Gertie wrote
What the scientific method relies on is that there is a real world of stuff which our mental experience relates to, and we can know something about that stuff. Not perfectly or comprehensively, but well enough to pass the tests of inter-subjective agreement and predictability.
And that has given us an incredibly complex, coherent and useful working model of a material world we share.
But you're right to say science doesn't know how to go about explaining mental experience - which all its claims are based in. Bit of a paradox that one. And imo suggests the fundamental nature of the universe is uncertain. Philosophy of mind is coming up with all kinds of speculations about the mind-body problem, but they remain inaccessible to testing - unless you have a surefire method?
Materialism has its own untestable philosophical hypotheses about how mental experience might be reducible to material processes, including philosophical thinking. If you think you have a better philosophical case, can you lay it out as simply and clearly as poss? (Serious request)

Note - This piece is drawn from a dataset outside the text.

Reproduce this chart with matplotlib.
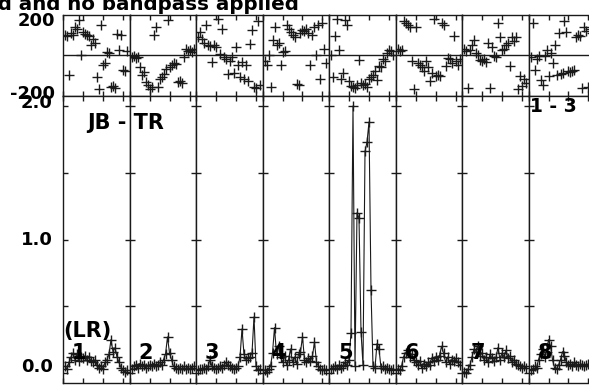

Because it's easy to spot the flaws with the all the hypotheses, not so easy to conclusively argue which one should be accepted as correct.
It is not about testing and verification and reliability and the like. These are fundamental to all we do (put your socks on. How did you do that? A repeatedly confirmed theory about the way physical things behave, about moving the arm and hands in this way to produce a specific event. The method of science is unassailable and is simply the method of living and breathing.
And to the waste bin with mind body matters. This is a false ontological problem because it can only make sense if you can say what mind and body are such that they would be different things ontologically--but the very nature of an ontological question goes to a question of Being, what IS, and here, there are no properties to distinguish. In existence there are many different things, states, all distinguished by what we can say about them. We don't believe these differences constitute differences OF Being, just differences IN Being.
Regarding the serious request:
To establish a truly foundational ontology, one has to look where things that assume a foundation have there implicit assumptions. All science is a construct of language and logic before it is ever even gets to constructing tests tubes and telescopes, so the question then is, what is language and logic? the OP says these belong to experience, and experience has a structure, and this structure is one of time. Past, present future. Thought and its "method" has a temporal structure, the anticipating of results when specified conditions are in place (hence, the success in repeatedly tying my shoes properly). Science is, technically speaking, all about what-will-happen if there is this, or that in place, or if one does this or that. Science doesn't have a problem; we ARE the scientific method in a very real way, in every anticipation of our lives there is a history of a learned associations between what we do and what will happen. This is what cognition is.
Time is the foundation of Being, but it is not Einstein's time (an empirical concept based on observation) but structural time, the structure of Being itself in the experience that produces existence, OUR existence, that is, which is a temporal one. time that structures our experience is not beyond experience and Einstein conceived of relativity in the temporally structured world of experience. Outside of this structure this time does not exist (unless it is in some other such experientially structured time, as with God, but this is an arbitrary idea).
Science's failure to be sufficient for philosophical thinking is not in the method, but in the content. I mean, even if I went full subjective into the deep recesses of my interiority and actually found God and the soul, this would be IN time, in an ability to anticipate the next moment, bring up memories, see that the usual is not the case here in order to have a contextual setting that I can recognize God as God. The rub lies with science's paradigms that are exclusively specialized and empirical and ignore the phenomenon of experience as it is. It takes parts of experience and reifies them into being-foundations. To me this is akin to taking knitting, a specialized "part" as well, and defining the existence in terms of the yarn and needle.
Philosophy is supposed to take the most basic and inclusive perspective in which one has pulled away from the "parts" and attempts to be about the whole, and the whole is experience structured in time, and then the matter turns to WHAT is there. Everything. Nothing excluded: love affairs, hatreds, our anxieties, our ethics, tragedies, and so on: all conceived structurally in time and as the WHAT of existence. All is, to use a strange term, equiprimorlial, meaning no one is reducible to any other. Our affairs are not reducible to physical realities, but physical realities belong to a specialized language scientists use, or we all use in a casual way. Evolution is not in any way held suspect, to give an example. It is a very compelling theory. But other actualities are not reducible to this, do not have their explanatory basis in this.
It is science's hegemony that leads us to a position that denies the world's "parts" their rightful ontological status. And if any hegemony should rise, it should be based on what it IS, its "presence" as an irreducible actuality. Of course, this is the presence of affectivity (affect), the very essence of meaning itself.